# LeAnn RimesSie hat ihren Eddie geheiratet



## Mandalorianer (23 Apr. 2011)

*LeAnn RimesSie hat ihren Eddie geheiratet​*

*Die Country-Sängerin und ihr Verlobter
traten gestern in Los Angeles vor den Traualtar.​*

LeAnn Rimes (28) hat sich getraut! Schon lange wurde spekuliert, wann das Paar endlich heiratet. Am Freitag gab die Sängerin („Can’t Fight The Moonlight“) dem Schauspieler Eddie Cibrian (37) am Freitag in Los Angeles das Ja-Wort. Ein Sprecher der Braut teilte dem Promi-Portal “People.com” mit, dass die Feier im engsten Freundes- und Familienkreis stattgefunden habe. Unter den rund 40 Gästen waren auch Cibrians Söhne Mason (7) und Jake (4) aus erster Ehe.

Laut „People.com“ habe das Paar zu einer Verlobungs-Party eingeladen und die Gäste dann mit ihrer Eheschließung überrascht.

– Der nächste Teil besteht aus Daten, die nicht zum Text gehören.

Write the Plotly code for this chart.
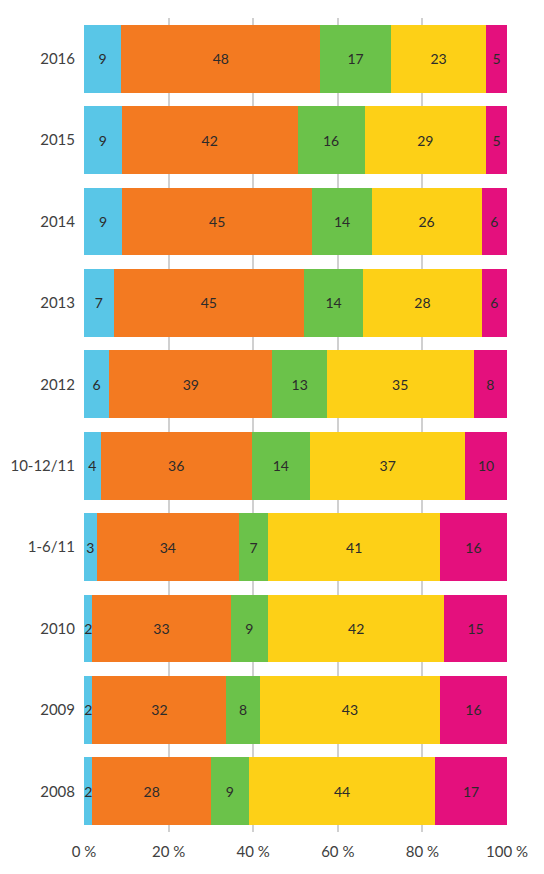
import plotly.graph_objects as go

categories = ["2016", "2015", "2014", "2013", "2012", "10-12/11", "1-6/11", "2010", "2009", "2008"]
s1 = [9, 9, 9, 7, 6, 4, 3, 2, 2, 2]
s2 = [48, 42, 45, 45, 39, 36, 34, 33, 32, 28]
s3 = [17, 16, 14, 14, 13, 14, 7, 9, 8, 9]
s4 = [23, 29, 26, 28, 35, 37, 41, 42, 43, 44]
s5 = [5, 5, 6, 6, 8, 10, 16, 15, 16, 17]
tick_vals = [0, 20, 40, 60, 80, 100]
tick_text = ["0 %", "20 %", "40 %", "60 %", "80 %", "100 %"]

series = [s1, s2, s3, s4, s5]
colors = ["#59C6E7", "#F37A21", "#6BC24A", "#FDD017", "#E4107D"]

fig = go.Figure()
for vals, col in zip(series, colors):
    fig.add_trace(go.Bar(
        y=categories, x=vals, orientation="h",
        marker=dict(color=col, line=dict(width=0)),
        text=vals, texttemplate="%{text}", textposition="inside",
        insidetextanchor="middle", textangle=0,
        textfont=dict(color="#2b2b2b", size=14, family="Lato"),
        showlegend=False,
    ))

fig.update_layout(
    barmode="stack", barnorm="percent", bargap=0.165,
    width=544, height=874,
    margin=dict(l=76, r=45, t=10, b=50, autoexpand=False),
    plot_bgcolor="white", paper_bgcolor="white",
    font=dict(family="Lato", size=15, color="#404040"),
    uniformtext=dict(minsize=14, mode="show"),
)
fig.update_xaxes(
    range=[0, 100], tickvals=tick_vals, ticktext=tick_text,
    showgrid=True, gridcolor="#d0d0d0", gridwidth=1.5, zeroline=False,
    ticks="", ticklabelstandoff=9, automargin=False,
    tickfont=dict(size=15, color="#404040"), layer="below traces",
)
fig.update_yaxes(
    autorange="reversed", showgrid=False, ticks="", automargin=False,
    ticklabelstandoff=8, tickfont=dict(size=15, color="#404040"),
)
fig.write_html("out.html")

LeAnn Rimes war noch mit dem Tänzer Dean Sheremet (30) verheiratet, als im Frühjahr 2009 bekannt wurde, dass sie mit dem ebenfalls verheirateten TV-Schauspieler Cibrian (“CSI: Miami”) eine Affäre hatte. Für ihn ließ sich die Sängerin Mitte letzten Jahres scheiden. Auch Eddie Cibrian trennte sich wenig später von seiner Ehefrau, der Visagistin Brandi Glanville. 


*Gruss Gollum*


----------